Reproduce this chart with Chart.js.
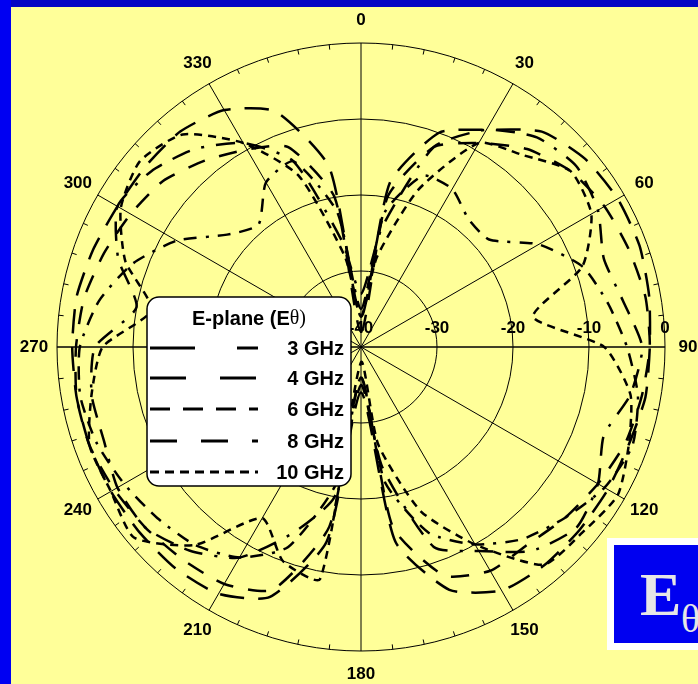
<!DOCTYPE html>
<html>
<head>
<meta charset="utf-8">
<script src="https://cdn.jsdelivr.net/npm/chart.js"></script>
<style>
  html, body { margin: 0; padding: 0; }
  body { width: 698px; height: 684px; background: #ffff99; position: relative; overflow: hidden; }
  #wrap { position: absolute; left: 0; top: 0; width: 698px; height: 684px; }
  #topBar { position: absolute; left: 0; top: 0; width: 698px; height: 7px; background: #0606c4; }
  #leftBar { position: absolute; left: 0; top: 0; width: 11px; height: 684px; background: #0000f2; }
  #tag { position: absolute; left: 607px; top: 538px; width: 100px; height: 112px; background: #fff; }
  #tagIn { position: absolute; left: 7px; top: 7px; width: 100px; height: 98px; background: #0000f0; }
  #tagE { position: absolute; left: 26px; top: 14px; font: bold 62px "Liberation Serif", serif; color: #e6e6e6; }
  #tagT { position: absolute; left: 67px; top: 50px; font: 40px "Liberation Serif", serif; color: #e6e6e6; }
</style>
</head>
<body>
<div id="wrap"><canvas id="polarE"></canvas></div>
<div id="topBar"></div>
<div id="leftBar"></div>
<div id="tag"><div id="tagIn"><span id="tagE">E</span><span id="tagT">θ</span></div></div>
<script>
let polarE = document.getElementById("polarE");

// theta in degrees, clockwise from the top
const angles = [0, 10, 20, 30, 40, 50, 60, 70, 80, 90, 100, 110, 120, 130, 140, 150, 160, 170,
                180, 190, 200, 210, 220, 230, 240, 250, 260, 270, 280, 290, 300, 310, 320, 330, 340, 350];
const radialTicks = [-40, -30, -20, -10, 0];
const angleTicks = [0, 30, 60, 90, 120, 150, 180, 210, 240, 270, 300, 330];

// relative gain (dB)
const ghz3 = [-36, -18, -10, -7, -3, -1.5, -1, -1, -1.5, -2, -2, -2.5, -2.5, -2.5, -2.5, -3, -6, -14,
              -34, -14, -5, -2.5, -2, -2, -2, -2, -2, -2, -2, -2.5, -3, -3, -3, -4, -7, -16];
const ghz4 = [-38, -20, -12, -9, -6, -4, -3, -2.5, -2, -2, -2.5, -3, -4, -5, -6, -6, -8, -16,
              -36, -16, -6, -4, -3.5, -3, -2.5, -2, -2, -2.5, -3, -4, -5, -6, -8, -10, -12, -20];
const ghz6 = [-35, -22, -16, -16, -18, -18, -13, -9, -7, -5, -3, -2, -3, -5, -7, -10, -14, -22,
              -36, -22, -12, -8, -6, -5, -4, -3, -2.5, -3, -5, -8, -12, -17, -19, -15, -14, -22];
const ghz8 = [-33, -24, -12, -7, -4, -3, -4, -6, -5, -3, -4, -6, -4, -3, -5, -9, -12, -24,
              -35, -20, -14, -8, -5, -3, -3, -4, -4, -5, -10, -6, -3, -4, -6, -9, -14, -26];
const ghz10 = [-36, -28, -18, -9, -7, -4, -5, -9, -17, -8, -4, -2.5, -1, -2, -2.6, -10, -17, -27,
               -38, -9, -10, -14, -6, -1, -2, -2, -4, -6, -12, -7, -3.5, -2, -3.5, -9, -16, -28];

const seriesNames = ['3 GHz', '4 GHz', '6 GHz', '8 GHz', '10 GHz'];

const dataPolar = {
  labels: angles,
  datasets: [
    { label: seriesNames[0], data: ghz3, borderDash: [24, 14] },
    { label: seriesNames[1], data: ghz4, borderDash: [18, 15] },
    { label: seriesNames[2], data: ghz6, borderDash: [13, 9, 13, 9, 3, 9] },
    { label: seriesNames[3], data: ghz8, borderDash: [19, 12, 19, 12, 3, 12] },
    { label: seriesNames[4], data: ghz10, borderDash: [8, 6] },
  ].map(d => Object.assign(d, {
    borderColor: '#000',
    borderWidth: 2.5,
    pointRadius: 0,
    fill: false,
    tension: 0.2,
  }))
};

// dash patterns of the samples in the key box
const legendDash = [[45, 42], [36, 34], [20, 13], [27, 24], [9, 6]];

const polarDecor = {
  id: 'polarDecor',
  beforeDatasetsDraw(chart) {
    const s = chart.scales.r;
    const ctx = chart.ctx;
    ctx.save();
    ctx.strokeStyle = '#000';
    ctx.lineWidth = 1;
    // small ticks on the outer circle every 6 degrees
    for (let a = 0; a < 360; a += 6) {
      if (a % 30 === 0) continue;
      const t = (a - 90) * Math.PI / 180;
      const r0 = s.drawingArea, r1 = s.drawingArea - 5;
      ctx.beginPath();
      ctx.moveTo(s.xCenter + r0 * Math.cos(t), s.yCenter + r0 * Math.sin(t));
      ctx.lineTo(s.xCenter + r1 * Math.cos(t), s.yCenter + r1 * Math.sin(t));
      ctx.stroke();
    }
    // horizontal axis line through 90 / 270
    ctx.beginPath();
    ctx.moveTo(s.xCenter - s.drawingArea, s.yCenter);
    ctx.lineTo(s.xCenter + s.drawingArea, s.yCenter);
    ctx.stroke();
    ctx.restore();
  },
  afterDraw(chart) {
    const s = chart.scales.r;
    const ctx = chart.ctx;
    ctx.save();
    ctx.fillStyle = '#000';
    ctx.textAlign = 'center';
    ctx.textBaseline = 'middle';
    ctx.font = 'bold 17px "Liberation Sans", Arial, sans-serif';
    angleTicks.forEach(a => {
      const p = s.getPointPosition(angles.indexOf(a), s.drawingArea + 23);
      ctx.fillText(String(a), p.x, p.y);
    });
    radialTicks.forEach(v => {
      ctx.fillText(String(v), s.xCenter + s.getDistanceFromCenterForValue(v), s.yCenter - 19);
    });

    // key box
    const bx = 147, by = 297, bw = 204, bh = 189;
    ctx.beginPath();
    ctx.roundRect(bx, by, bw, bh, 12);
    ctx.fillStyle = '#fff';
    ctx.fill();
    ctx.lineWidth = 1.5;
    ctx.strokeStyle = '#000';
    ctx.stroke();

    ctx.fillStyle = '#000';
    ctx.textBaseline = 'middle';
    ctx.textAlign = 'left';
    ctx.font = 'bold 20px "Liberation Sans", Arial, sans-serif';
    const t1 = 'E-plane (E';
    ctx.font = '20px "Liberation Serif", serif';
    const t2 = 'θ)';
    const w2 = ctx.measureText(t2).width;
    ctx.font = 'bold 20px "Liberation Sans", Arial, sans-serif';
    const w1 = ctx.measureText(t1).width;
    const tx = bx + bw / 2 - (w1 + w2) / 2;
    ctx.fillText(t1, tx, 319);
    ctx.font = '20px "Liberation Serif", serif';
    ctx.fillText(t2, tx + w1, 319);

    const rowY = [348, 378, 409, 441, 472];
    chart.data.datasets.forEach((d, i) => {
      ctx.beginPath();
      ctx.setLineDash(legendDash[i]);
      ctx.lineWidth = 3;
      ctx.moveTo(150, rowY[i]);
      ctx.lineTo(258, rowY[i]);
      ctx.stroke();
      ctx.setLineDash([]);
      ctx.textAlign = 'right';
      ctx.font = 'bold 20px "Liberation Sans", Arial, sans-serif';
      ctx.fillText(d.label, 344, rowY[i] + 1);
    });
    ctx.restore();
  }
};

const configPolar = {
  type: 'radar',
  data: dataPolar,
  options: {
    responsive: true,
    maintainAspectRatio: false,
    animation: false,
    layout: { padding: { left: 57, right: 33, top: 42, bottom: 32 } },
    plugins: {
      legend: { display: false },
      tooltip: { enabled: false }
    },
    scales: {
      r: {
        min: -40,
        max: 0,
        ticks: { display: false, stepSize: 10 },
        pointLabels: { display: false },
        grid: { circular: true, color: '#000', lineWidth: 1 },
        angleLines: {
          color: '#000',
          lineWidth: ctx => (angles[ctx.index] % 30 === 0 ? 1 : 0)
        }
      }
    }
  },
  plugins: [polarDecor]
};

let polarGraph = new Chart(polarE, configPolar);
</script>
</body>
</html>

→ **YOUR OBJECTIVE**
From the first line of the material down to the line containing "270, 300, 330];", inclusive, return each line exactly, skipping any picture.

→ **SOLUTION TO THIS PROBLEM**
Reproduce this chart with Chart.js.
<!DOCTYPE html>
<html>
<head>
<meta charset="utf-8">
<script src="https://cdn.jsdelivr.net/npm/chart.js"></script>
<style>
  html, body { margin: 0; padding: 0; }
  body { width: 698px; height: 684px; background: #ffff99; position: relative; overflow: hidden; }
  #wrap { position: absolute; left: 0; top: 0; width: 698px; height: 684px; }
  #topBar { position: absolute; left: 0; top: 0; width: 698px; height: 7px; background: #0606c4; }
  #leftBar { position: absolute; left: 0; top: 0; width: 11px; height: 684px; background: #0000f2; }
  #tag { position: absolute; left: 607px; top: 538px; width: 100px; height: 112px; background: #fff; }
  #tagIn { position: absolute; left: 7px; top: 7px; width: 100px; height: 98px; background: #0000f0; }
  #tagE { position: absolute; left: 26px; top: 14px; font: bold 62px "Liberation Serif", serif; color: #e6e6e6; }
  #tagT { position: absolute; left: 67px; top: 50px; font: 40px "Liberation Serif", serif; color: #e6e6e6; }
</style>
</head>
<body>
<div id="wrap"><canvas id="polarE"></canvas></div>
<div id="topBar"></div>
<div id="leftBar"></div>
<div id="tag"><div id="tagIn"><span id="tagE">E</span><span id="tagT">θ</span></div></div>
<script>
let polarE = document.getElementById("polarE");

// theta in degrees, clockwise from the top
const angles = [0, 10, 20, 30, 40, 50, 60, 70, 80, 90, 100, 110, 120, 130, 140, 150, 160, 170,
                180, 190, 200, 210, 220, 230, 240, 250, 260, 270, 280, 290, 300, 310, 320, 330, 340, 350];
const radialTicks = [-40, -30, -20, -10, 0];
const angleTicks = [0, 30, 60, 90, 120, 150, 180, 210, 240, 270, 300, 330];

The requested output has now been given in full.